Your objective -> Which lines hold the word "React"? Copy each of them from the material.

>> BEGIN

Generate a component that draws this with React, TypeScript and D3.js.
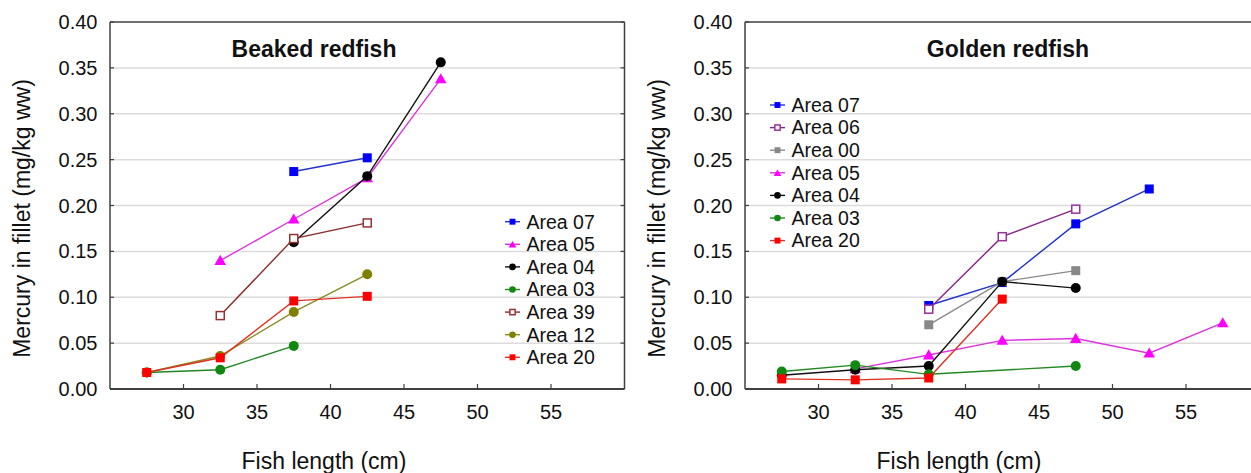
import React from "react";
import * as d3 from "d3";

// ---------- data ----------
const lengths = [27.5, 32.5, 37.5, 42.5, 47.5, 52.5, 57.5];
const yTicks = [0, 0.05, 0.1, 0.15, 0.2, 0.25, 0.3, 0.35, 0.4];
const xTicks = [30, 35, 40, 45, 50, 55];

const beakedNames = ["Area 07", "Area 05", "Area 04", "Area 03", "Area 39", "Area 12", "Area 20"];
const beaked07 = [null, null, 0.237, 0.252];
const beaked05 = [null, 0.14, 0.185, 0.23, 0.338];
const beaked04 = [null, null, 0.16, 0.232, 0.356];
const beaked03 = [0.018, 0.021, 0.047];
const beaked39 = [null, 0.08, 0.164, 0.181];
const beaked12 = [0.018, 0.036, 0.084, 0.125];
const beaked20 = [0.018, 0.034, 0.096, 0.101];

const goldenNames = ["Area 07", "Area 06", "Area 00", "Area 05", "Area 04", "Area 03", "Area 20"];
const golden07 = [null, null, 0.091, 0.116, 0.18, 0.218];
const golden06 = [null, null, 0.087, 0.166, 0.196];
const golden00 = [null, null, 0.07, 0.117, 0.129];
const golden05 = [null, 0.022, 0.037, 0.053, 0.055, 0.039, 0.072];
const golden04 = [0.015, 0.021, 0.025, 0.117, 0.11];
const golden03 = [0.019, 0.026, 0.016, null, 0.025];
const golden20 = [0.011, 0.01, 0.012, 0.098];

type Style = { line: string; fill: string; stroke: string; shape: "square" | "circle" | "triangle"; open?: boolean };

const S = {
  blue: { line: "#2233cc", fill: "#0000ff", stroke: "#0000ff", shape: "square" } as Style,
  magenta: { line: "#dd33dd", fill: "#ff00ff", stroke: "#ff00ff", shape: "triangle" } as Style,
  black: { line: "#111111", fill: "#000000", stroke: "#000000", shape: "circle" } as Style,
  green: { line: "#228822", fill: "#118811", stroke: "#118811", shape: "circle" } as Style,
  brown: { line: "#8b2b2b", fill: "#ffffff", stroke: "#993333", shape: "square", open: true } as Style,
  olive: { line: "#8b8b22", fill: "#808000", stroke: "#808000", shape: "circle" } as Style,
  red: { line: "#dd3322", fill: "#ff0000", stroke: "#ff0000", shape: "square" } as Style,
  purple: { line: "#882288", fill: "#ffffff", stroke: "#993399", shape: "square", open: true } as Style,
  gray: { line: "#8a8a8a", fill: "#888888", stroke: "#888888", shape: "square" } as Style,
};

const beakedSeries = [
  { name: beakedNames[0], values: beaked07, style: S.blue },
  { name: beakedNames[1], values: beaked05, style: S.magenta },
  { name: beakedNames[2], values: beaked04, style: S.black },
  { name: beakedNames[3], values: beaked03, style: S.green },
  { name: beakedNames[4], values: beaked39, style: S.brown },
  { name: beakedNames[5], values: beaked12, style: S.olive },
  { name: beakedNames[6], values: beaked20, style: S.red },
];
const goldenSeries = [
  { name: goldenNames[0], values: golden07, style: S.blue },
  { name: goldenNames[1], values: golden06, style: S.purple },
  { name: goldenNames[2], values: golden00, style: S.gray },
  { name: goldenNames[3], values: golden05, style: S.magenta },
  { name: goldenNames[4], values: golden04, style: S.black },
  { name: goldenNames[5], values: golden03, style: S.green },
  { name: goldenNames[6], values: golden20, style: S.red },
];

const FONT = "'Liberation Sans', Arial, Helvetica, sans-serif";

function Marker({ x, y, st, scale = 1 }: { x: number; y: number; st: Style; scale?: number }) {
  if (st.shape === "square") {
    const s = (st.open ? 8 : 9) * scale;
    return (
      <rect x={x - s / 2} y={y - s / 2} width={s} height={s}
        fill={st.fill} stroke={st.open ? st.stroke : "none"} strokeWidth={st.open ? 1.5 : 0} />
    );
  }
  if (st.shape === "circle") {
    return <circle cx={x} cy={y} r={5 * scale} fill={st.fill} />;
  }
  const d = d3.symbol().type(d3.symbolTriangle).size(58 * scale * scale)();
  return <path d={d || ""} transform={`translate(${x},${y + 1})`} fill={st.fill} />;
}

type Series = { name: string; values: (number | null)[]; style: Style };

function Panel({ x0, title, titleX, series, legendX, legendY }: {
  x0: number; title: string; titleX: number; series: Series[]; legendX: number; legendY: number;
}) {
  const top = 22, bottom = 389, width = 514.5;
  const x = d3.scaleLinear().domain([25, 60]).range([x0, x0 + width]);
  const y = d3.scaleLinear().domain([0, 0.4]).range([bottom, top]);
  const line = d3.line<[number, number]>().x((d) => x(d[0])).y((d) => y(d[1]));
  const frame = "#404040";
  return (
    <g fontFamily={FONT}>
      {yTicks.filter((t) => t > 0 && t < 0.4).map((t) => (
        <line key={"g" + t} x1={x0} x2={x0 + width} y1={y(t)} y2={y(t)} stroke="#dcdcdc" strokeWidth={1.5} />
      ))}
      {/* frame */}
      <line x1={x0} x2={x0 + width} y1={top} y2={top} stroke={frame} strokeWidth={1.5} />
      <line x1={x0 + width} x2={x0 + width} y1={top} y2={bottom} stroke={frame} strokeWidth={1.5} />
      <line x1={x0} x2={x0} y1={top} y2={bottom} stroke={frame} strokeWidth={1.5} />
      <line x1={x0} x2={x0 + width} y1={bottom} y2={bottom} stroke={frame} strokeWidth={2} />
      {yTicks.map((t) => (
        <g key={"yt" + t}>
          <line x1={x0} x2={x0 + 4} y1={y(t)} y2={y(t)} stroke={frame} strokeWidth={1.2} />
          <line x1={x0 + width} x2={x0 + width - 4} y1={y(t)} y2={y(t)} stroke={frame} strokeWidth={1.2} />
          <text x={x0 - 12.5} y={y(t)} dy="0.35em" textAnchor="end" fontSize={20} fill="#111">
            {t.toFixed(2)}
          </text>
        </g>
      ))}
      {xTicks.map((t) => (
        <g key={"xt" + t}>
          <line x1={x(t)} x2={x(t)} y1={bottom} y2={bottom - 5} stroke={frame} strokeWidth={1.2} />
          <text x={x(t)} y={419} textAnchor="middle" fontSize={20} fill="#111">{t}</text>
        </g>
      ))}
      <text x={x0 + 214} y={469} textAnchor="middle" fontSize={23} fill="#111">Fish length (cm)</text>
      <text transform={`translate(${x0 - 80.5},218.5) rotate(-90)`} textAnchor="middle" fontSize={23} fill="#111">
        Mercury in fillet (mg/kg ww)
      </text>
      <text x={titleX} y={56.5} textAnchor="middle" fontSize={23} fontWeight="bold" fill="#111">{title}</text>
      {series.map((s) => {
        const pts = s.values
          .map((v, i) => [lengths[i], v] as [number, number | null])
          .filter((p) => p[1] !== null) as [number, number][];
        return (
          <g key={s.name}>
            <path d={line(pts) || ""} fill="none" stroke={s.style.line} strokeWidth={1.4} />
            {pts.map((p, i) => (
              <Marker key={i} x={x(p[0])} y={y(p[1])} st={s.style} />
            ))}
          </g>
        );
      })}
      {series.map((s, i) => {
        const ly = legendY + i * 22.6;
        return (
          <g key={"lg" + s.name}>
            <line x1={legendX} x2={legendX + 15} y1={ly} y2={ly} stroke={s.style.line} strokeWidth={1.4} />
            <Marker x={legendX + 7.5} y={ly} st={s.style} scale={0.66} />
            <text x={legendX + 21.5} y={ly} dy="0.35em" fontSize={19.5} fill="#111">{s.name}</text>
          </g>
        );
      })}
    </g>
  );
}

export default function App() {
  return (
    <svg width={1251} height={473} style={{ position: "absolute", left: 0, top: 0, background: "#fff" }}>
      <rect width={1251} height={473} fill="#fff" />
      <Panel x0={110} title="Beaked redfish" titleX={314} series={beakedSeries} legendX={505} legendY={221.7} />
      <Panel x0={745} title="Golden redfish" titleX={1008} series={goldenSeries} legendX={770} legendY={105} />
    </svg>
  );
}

>> END

Result ->
Generate a component that draws this with React, TypeScript and D3.js.
import React from "react";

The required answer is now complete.